— Start —

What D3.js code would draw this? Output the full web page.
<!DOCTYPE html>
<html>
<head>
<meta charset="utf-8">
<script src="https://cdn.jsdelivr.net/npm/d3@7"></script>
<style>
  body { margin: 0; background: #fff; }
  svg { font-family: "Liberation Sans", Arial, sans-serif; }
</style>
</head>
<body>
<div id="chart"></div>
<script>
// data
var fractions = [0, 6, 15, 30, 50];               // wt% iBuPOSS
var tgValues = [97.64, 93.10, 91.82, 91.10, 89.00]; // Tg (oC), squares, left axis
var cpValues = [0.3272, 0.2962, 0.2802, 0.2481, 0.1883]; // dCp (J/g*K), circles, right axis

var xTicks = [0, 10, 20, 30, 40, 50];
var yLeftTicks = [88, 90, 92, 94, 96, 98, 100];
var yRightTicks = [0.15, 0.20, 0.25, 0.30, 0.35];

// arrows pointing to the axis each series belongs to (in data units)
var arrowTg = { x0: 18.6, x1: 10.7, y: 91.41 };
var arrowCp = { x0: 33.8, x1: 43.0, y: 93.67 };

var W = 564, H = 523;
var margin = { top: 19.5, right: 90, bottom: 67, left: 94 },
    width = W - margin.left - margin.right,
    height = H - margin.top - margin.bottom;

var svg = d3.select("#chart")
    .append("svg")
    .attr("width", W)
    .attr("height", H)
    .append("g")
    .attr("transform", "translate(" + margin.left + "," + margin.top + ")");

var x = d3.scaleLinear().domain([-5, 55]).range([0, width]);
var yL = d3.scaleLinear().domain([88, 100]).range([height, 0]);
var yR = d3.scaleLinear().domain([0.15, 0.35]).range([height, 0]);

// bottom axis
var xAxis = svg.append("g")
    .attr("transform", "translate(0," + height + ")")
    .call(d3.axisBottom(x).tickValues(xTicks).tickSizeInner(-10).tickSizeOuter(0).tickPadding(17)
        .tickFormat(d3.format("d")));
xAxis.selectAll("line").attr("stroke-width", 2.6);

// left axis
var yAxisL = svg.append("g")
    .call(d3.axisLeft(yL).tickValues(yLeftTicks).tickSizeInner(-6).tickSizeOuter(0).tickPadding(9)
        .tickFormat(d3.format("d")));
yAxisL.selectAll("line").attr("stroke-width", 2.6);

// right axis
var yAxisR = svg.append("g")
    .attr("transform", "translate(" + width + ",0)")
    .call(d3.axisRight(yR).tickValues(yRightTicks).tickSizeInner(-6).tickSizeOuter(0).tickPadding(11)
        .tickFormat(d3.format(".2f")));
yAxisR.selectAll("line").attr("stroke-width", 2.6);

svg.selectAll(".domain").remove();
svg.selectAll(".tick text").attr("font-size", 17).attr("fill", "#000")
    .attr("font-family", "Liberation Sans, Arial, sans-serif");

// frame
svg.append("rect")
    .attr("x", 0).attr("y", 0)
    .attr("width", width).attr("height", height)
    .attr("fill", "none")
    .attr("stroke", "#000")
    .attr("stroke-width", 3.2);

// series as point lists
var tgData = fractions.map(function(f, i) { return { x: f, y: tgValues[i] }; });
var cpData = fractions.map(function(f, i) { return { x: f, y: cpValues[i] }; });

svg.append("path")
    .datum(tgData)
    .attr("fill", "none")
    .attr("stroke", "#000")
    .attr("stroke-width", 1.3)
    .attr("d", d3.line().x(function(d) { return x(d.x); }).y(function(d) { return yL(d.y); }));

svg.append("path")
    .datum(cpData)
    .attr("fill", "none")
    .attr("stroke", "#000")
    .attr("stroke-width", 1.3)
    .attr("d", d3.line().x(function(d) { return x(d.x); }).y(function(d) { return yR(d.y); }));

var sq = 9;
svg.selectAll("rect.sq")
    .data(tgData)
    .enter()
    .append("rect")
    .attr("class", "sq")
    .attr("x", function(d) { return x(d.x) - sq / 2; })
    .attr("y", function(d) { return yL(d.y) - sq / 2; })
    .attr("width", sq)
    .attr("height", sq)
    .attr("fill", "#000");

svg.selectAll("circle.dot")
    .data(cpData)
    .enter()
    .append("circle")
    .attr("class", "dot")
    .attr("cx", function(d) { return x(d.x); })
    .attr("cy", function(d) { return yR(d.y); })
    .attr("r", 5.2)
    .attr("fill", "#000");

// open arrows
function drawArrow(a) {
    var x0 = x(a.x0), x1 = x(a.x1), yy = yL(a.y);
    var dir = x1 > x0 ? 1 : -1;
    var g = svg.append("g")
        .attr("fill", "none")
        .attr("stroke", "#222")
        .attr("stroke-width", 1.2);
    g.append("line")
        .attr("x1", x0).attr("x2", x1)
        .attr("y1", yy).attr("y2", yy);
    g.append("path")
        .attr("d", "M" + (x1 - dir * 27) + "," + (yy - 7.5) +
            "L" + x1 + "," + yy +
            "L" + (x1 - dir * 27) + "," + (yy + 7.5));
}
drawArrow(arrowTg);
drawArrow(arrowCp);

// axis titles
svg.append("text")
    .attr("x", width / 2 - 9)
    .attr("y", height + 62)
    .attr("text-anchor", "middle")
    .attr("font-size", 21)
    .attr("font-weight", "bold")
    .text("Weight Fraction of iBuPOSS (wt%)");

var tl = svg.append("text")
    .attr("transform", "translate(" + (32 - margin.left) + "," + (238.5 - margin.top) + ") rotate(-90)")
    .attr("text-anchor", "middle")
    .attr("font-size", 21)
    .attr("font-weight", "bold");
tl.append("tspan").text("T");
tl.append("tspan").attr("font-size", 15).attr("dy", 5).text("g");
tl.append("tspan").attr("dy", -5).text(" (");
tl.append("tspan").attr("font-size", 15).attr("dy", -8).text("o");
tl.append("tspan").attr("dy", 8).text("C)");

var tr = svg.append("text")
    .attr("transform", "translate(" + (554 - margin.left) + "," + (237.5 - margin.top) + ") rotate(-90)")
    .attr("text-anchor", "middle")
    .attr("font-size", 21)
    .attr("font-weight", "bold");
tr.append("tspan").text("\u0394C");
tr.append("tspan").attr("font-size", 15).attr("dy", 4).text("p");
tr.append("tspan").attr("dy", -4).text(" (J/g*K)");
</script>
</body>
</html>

— End —

Write out the listing's lines exactly, from its first line through the line that contains "height = H - margin.top - margin.bottom;", and stop there.

**Result:**
What D3.js code would draw this? Output the full web page.
<!DOCTYPE html>
<html>
<head>
<meta charset="utf-8">
<script src="https://cdn.jsdelivr.net/npm/d3@7"></script>
<style>
  body { margin: 0; background: #fff; }
  svg { font-family: "Liberation Sans", Arial, sans-serif; }
</style>
</head>
<body>
<div id="chart"></div>
<script>
// data
var fractions = [0, 6, 15, 30, 50];               // wt% iBuPOSS
var tgValues = [97.64, 93.10, 91.82, 91.10, 89.00]; // Tg (oC), squares, left axis
var cpValues = [0.3272, 0.2962, 0.2802, 0.2481, 0.1883]; // dCp (J/g*K), circles, right axis

var xTicks = [0, 10, 20, 30, 40, 50];
var yLeftTicks = [88, 90, 92, 94, 96, 98, 100];
var yRightTicks = [0.15, 0.20, 0.25, 0.30, 0.35];

// arrows pointing to the axis each series belongs to (in data units)
var arrowTg = { x0: 18.6, x1: 10.7, y: 91.41 };
var arrowCp = { x0: 33.8, x1: 43.0, y: 93.67 };

var W = 564, H = 523;
var margin = { top: 19.5, right: 90, bottom: 67, left: 94 },
    width = W - margin.left - margin.right,
    height = H - margin.top - margin.bottom;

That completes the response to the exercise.